BARCELONA - Saab will consolidate its future mainstream models on one platform to improve manufacturing flexibility and efficiency, according to President and Chief Executive Officer Robert Hendry.
But the General Motors subsidiary is also considering new models that could be derived from other GM platforms.
General Motors' coming 'Epsilon' platform will be the basis for the next-generation Saab 9-3 and 9-5, said development engineers at the launch of the 9-5 station wagon here.
The current 9-3 and 9-5 models are based on separate platforms. The 9-3 is derived from the previous generation GM Vectra/Cavalier platform. The new 9-5 is based on the current model Vectra platform. An all-new 9-3 is due in 2002.
Both the 9-3 and 9-5 are built at Saab's main plant in Trollhattan, Sweden. But production flexibility is limited because the cars use different platforms.
By moving to one platform, Hendry said capacity at Trollhattan will rise from 180,000 to 200,000. Saab plans to build 150,000 units next year, rising to 250,000 in 2005.
Sweden's other carmaker, Volvo Car Corp., has consolidated its platforms in recent years. The Swedish-built S70 and S80 models are no longer built on separate platforms.
The Epsilon platform will be the basis of General Motors' next-generation Opel Vectra and Omega, and the Cadillac Catera. It could also be the basis of a minivan that Saab may build.
Hendry said Saab is considering three new niche models: A minivan, a four-wheel-drive version of the 9-5 wagon, and a roadster.
A prototype roadster based on GM's future 'Delta' platform will debut at the Geneva auto show in March, according to Saab Germany Chief Executive Officer Jens Becker. He said the prototype will be used to test the market.
The Delta platform will also be used for the next-generation Opel Astra.

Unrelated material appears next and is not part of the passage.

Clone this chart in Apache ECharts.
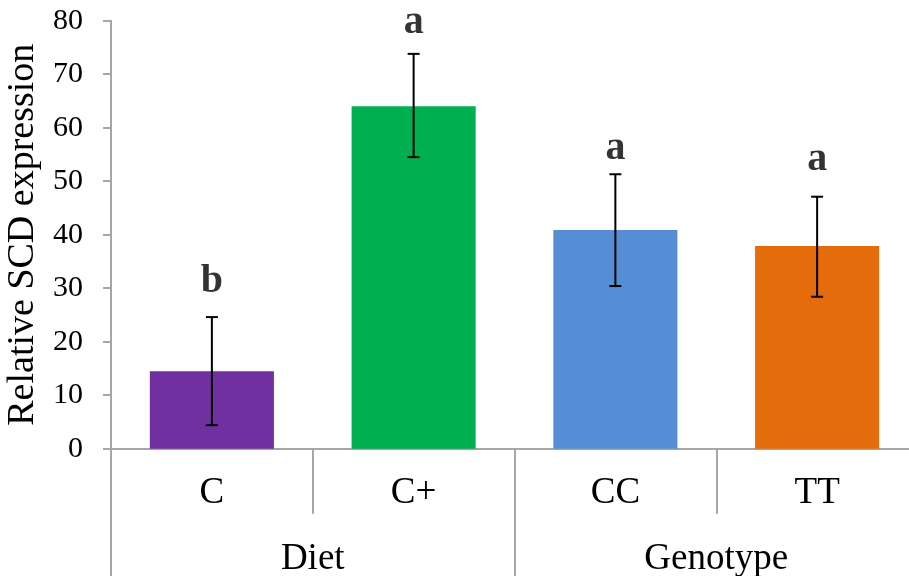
<!DOCTYPE html>
<html>
<head>
<meta charset="utf-8">
<script src="https://cdn.jsdelivr.net/npm/echarts@6/dist/echarts.min.js"></script>
<style>html,body{margin:0;padding:0;background:#fff;}#c{width:909px;height:576px;}</style>
</head>
<body>
<div id="c"></div>
<script>
var categories = ['C', 'C+', 'CC', 'TT'];
var groups = ['Diet', 'Genotype'];
var values = [14.5, 64.0, 40.9, 37.9];
var errLow = [4.4, 54.5, 30.4, 28.4];
var errHigh = [24.6, 73.8, 51.3, 47.1];
var letters = ['b', 'a', 'a', 'a'];
var letterY = [29.3, 77.8, 54.3, 52.2];
var yTicks = [0, 10, 20, 30, 40, 50, 60, 70, 80];

var colors = ['#7030A0', '#00B050', '#558ED5', '#E46C0A'];
var FONT = '"Liberation Serif", "Times New Roman", serif';
var AX = '#A6A6A6';

var chart = echarts.init(document.getElementById('c'), null, {renderer: 'canvas'});
chart.setOption({
  animation: false,
  backgroundColor: '#fff',
  grid: {left: 111, right: -9, top: 20.7, bottom: 127.3, outerBoundsMode: 'none', containLabel: false},
  xAxis: [{
    type: 'category', data: categories, position: 'bottom',
    axisLine: {show: true, lineStyle: {color: AX, width: 2}},
    axisTick: {show: true, interval: 0, length: 65, lineStyle: {color: AX, width: 2}},
    axisLabel: {interval: 0, margin: 26, fontFamily: FONT, fontSize: 37, color: '#000'},
    splitLine: {show: false}
  }, {
    type: 'category', data: groups, position: 'bottom', offset: 0,
    axisLine: {show: false},
    axisTick: {show: true, interval: 0, length: 130, lineStyle: {color: AX, width: 2}},
    axisLabel: {interval: 0, margin: 92, fontFamily: FONT, fontSize: 37, color: '#000'},
    splitLine: {show: false}
  }],
  yAxis: {
    type: 'value', min: yTicks[0], max: yTicks[yTicks.length - 1], interval: 10,
    name: 'Relative SCD expression', nameLocation: 'middle', nameGap: 61,
    nameTextStyle: {fontFamily: FONT, fontSize: 38, color: '#000'},
    axisLine: {show: true, lineStyle: {color: AX, width: 2}},
    axisTick: {show: true, length: 8, lineStyle: {color: AX, width: 2}},
    axisLabel: {margin: 28, fontFamily: FONT, fontSize: 30, color: '#000'},
    splitLine: {show: false}
  },
  series: [{
    type: 'bar', xAxisIndex: 0,
    barCategoryGap: '38.5%',
    data: values.map(function (v, i) { return {value: v, itemStyle: {color: colors[i]}}; }),
    z: 2
  }, {
    type: 'custom', xAxisIndex: 0, z: 5,
    data: categories.map(function (c, i) { return [i, errLow[i], errHigh[i]]; }),
    renderItem: function (params, api) {
      var lo = api.coord([api.value(0), api.value(1)]);
      var hi = api.coord([api.value(0), api.value(2)]);
      var hw = 6;
      var st = {stroke: '#000', lineWidth: 2};
      return {type: 'group', children: [
        {type: 'line', shape: {x1: lo[0], y1: lo[1], x2: hi[0], y2: hi[1]}, style: st},
        {type: 'line', shape: {x1: lo[0] - hw, y1: lo[1], x2: lo[0] + hw, y2: lo[1]}, style: st},
        {type: 'line', shape: {x1: hi[0] - hw, y1: hi[1], x2: hi[0] + hw, y2: hi[1]}, style: st}
      ]};
    }
  }, {
    type: 'scatter', xAxisIndex: 0, symbolSize: 0, z: 6,
    data: categories.map(function (c, i) { return [i, letterY[i]]; }),
    label: {
      show: true, position: 'inside', offset: [0, -10],
      formatter: function (p) { return letters[p.dataIndex]; },
      fontFamily: FONT, fontSize: 40, fontWeight: 'bold', color: '#000',
      textBorderWidth: 0
    }
  }]
});
</script>
</body>
</html>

Hendry said the minivan would 'not be a normal minivan, but rather a specific Saab solution.' But he said no decision has been made on whether to build any of the proposed niche cars. Other Saab sources say a decision on at least the roadster and the four-wheeldrive wagon will be made in 1999.

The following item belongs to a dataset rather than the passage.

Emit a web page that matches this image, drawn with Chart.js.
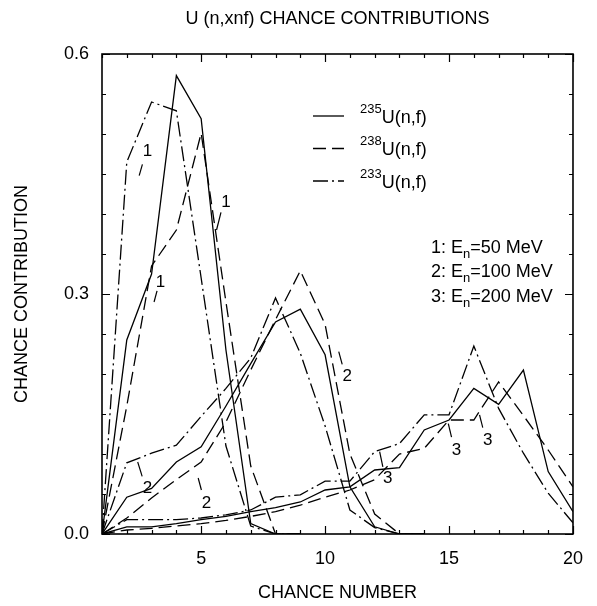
<!DOCTYPE html>
<html>
<head>
<meta charset="utf-8">
<script src="https://cdn.jsdelivr.net/npm/chart.js@4.4.1/dist/chart.umd.min.js"></script>
<style>
  html, body { margin: 0; padding: 0; background: #fff; }
</style>
</head>
<body>
<canvas id="chart" width="597" height="606"></canvas>
<script>
// chance number axis
const chances = [1, 2, 3, 4, 5, 6, 7, 8, 9, 10, 11, 12, 13, 14, 15, 16, 17, 18, 19, 20];

// curve set 1: En = 50 MeV
const u235_50 = [0, 0.2425, 0.325, 0.573, 0.519, 0.23, 0.013, 0, 0];
const u238_50 = [0, 0.16, 0.335, 0.38, 0.501, 0.29, 0.085, 0, 0];
const u233_50 = [0, 0.465, 0.54, 0.529, 0.32, 0.11, 0.01, 0, 0];

// curve set 2: En = 100 MeV
const u235_100 = [0, 0.046, 0.057, 0.09, 0.109, 0.16, 0.213, 0.265, 0.281, 0.224, 0.059, 0.009, 0, 0];
const u238_100 = [0, 0.02, 0.045, 0.068, 0.09, 0.14, 0.205, 0.268, 0.329, 0.262, 0.1, 0.025, 0, 0];
const u233_100 = [0, 0.089, 0.101, 0.111, 0.147, 0.182, 0.22, 0.295, 0.226, 0.135, 0.03, 0.008, 0, 0];

// curve set 3: En = 200 MeV
const u235_200 = [0, 0.009, 0.009, 0.013, 0.018, 0.022, 0.028, 0.033, 0.04, 0.055, 0.059, 0.08, 0.083, 0.13, 0.1425, 0.182, 0.162, 0.205, 0.078, 0.028];
const u238_200 = [0, 0.005, 0.007, 0.01, 0.013, 0.017, 0.022, 0.028, 0.036, 0.046, 0.055, 0.068, 0.1, 0.107, 0.1425, 0.1425, 0.19, 0.148, 0.105, 0.059];
const u233_200 = [0, 0.018, 0.018, 0.018, 0.02, 0.024, 0.03, 0.046, 0.049, 0.066, 0.066, 0.103, 0.113, 0.149, 0.149, 0.235, 0.157, 0.101, 0.051, 0.014];

const xTicks = [5, 10, 15, 20];
const yTicks = [0, 0.3, 0.6];

const nuclides = ['235', '238', '233'];
const energyLabels = ['1: E|n|=50 MeV', '2: E|n|=100 MeV', '3: E|n|=200 MeV'];

// curve number labels: text, position, leader line (data units)
const curveLabels = [
  { t: '1', x: 2.83, y: 0.478, lead: [2.63, 0.462, 2.50, 0.448] },
  { t: '1', x: 6.0, y: 0.415, lead: [5.80, 0.402, 5.62, 0.38] },
  { t: '1', x: 3.36, y: 0.315, lead: [3.22, 0.304, 3.10, 0.29] },
  { t: '2', x: 2.83, y: 0.057, lead: [2.44, 0.09, 2.62, 0.072] },
  { t: '2', x: 5.21, y: 0.038, lead: [4.88, 0.07, 5.01, 0.055] },
  { t: '2', x: 10.89, y: 0.197, lead: [10.55, 0.228, 10.69, 0.212] },
  { t: '3', x: 12.53, y: 0.07, lead: [12.2, 0.103, 12.33, 0.084] },
  { t: '3', x: 15.3, y: 0.105, lead: [14.97, 0.138, 15.1, 0.121] },
  { t: '3', x: 16.56, y: 0.1175, lead: [16.23, 0.149, 16.36, 0.133] }
];

const FONT = '"Liberation Sans", Arial, Helvetica, sans-serif';
const SOLID = [];
const DASHED = [13, 6];
const DASHDOT = [15, 4, 2, 4];

function pts(arr) {
  return arr.map((v, i) => ({ x: chances[i], y: v }));
}

function line(arr, dash) {
  return {
    data: pts(arr),
    borderColor: '#000',
    borderWidth: 1.3,
    borderDash: dash,
    pointRadius: 0,
    tension: 0,
    fill: false
  };
}

const datasets = [
  line(u235_50, SOLID), line(u238_50, DASHED), line(u233_50, DASHDOT),
  line(u235_100, SOLID), line(u238_100, DASHED), line(u233_100, DASHDOT),
  line(u235_200, SOLID), line(u238_200, DASHED), line(u233_200, DASHDOT)
];

// frame, inward ticks, title, legend and curve labels
const decor = {
  id: 'decor',
  afterDatasetsDraw(chart) {
    const { ctx, chartArea: a, scales: { x, y } } = chart;
    ctx.save();
    ctx.strokeStyle = '#000';
    ctx.fillStyle = '#000';
    ctx.setLineDash([]);

    ctx.lineWidth = 1.2;
    ctx.beginPath();
    for (let v = 1; v <= 20; v++) {
      const px = Math.round(x.getPixelForValue(v)) + 0.5;
      const len = v % 5 === 0 ? 8 : 4;
      ctx.moveTo(px, a.bottom); ctx.lineTo(px, a.bottom - len);
      ctx.moveTo(px, a.top); ctx.lineTo(px, a.top + len);
    }
    for (let i = 0; i <= 12; i++) {
      const py = Math.round(y.getPixelForValue(i * 0.05)) + 0.5;
      const len = i % 6 === 0 ? 8 : 4;
      ctx.moveTo(a.left, py); ctx.lineTo(a.left + len, py);
      ctx.moveTo(a.right, py); ctx.lineTo(a.right - len, py);
    }
    ctx.stroke();

    ctx.lineWidth = 1.6;
    ctx.strokeRect(a.left, a.top, a.right - a.left, a.bottom - a.top);

    // title
    ctx.font = '18px ' + FONT;
    ctx.textAlign = 'center';
    ctx.textBaseline = 'middle';
    ctx.fillText('U (n,xnf) CHANCE CONTRIBUTIONS', (a.left + a.right) / 2, 19);

    // nuclide legend
    const styles = [SOLID, DASHED, DASHDOT];
    ctx.textAlign = 'left';
    ctx.lineWidth = 1.3;
    nuclides.forEach((n, i) => {
      const ry = a.top + 62 + i * 32.5;
      ctx.setLineDash(styles[i]);
      ctx.beginPath();
      ctx.moveTo(a.left + 211, ry);
      ctx.lineTo(a.left + 242, ry);
      ctx.stroke();
      ctx.setLineDash([]);
      ctx.font = '13px ' + FONT;
      ctx.fillText(n, a.left + 258, ry - 7);
      const w = ctx.measureText(n).width;
      ctx.font = '18px ' + FONT;
      ctx.fillText('U(n,f)', a.left + 258 + w, ry + 2);
    });

    // energy legend
    energyLabels.forEach((s, i) => {
      const [pre, sub, post] = s.split('|');
      const ry = a.top + 194 + i * 24.5;
      let tx = a.left + 329;
      ctx.font = '18px ' + FONT;
      ctx.fillText(pre, tx, ry);
      tx += ctx.measureText(pre).width;
      ctx.font = '13px ' + FONT;
      ctx.fillText(sub, tx, ry + 6);
      tx += ctx.measureText(sub).width;
      ctx.font = '18px ' + FONT;
      ctx.fillText(post, tx, ry);
    });

    // curve labels with leaders
    ctx.textAlign = 'center';
    ctx.font = '17px ' + FONT;
    ctx.lineWidth = 1.2;
    curveLabels.forEach(l => {
      ctx.fillText(l.t, x.getPixelForValue(l.x), y.getPixelForValue(l.y));
      ctx.beginPath();
      ctx.moveTo(x.getPixelForValue(l.lead[0]), y.getPixelForValue(l.lead[1]));
      ctx.lineTo(x.getPixelForValue(l.lead[2]), y.getPixelForValue(l.lead[3]));
      ctx.stroke();
    });
    ctx.restore();
  }
};

new Chart(document.getElementById('chart'), {
  type: 'line',
  data: { datasets },
  options: {
    responsive: false,
    animation: false,
    devicePixelRatio: 1,
    layout: { padding: { top: 54, right: 15, left: 0, bottom: 0 } },
    plugins: { legend: { display: false }, tooltip: { enabled: false } },
    scales: {
      x: {
        type: 'linear',
        min: 1,
        max: 20,
        grid: { display: false, drawTicks: false },
        border: { display: false },
        afterBuildTicks: s => { s.ticks = xTicks.map(v => ({ value: v })); },
        afterFit: s => { s.height = 72; },
        ticks: { color: '#000', font: { family: FONT, size: 18 }, padding: 14, maxRotation: 0 },
        title: { display: true, text: 'CHANCE NUMBER', color: '#000', font: { family: FONT, size: 18 }, padding: { top: 0, bottom: 2 } }
      },
      y: {
        type: 'linear',
        min: 0,
        max: 0.6,
        grid: { display: false, drawTicks: false },
        border: { display: false },
        afterBuildTicks: s => { s.ticks = yTicks.map(v => ({ value: v })); },
        afterFit: s => { s.width = 102; },
        ticks: { color: '#000', font: { family: FONT, size: 18 }, padding: 13, callback: v => v.toFixed(1) },
        title: { display: true, text: 'CHANCE CONTRIBUTION', color: '#000', font: { family: FONT, size: 18 }, padding: { top: 11, bottom: 0 } }
      }
    }
  },
  plugins: [decor]
});
</script>
</body>
</html>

They also said production of niche Saabs may be built in countries where demand is expected to be highest. Currently the only Saab built outside Sweden is the 9-3 cabriolet, which is produced at Valmet Automotive in Finland.
The strategy could see the roadster being built at GM plants in North or South America, sources said. The four-wheel-drive station wagon is also being considered for plants in the USA, they said.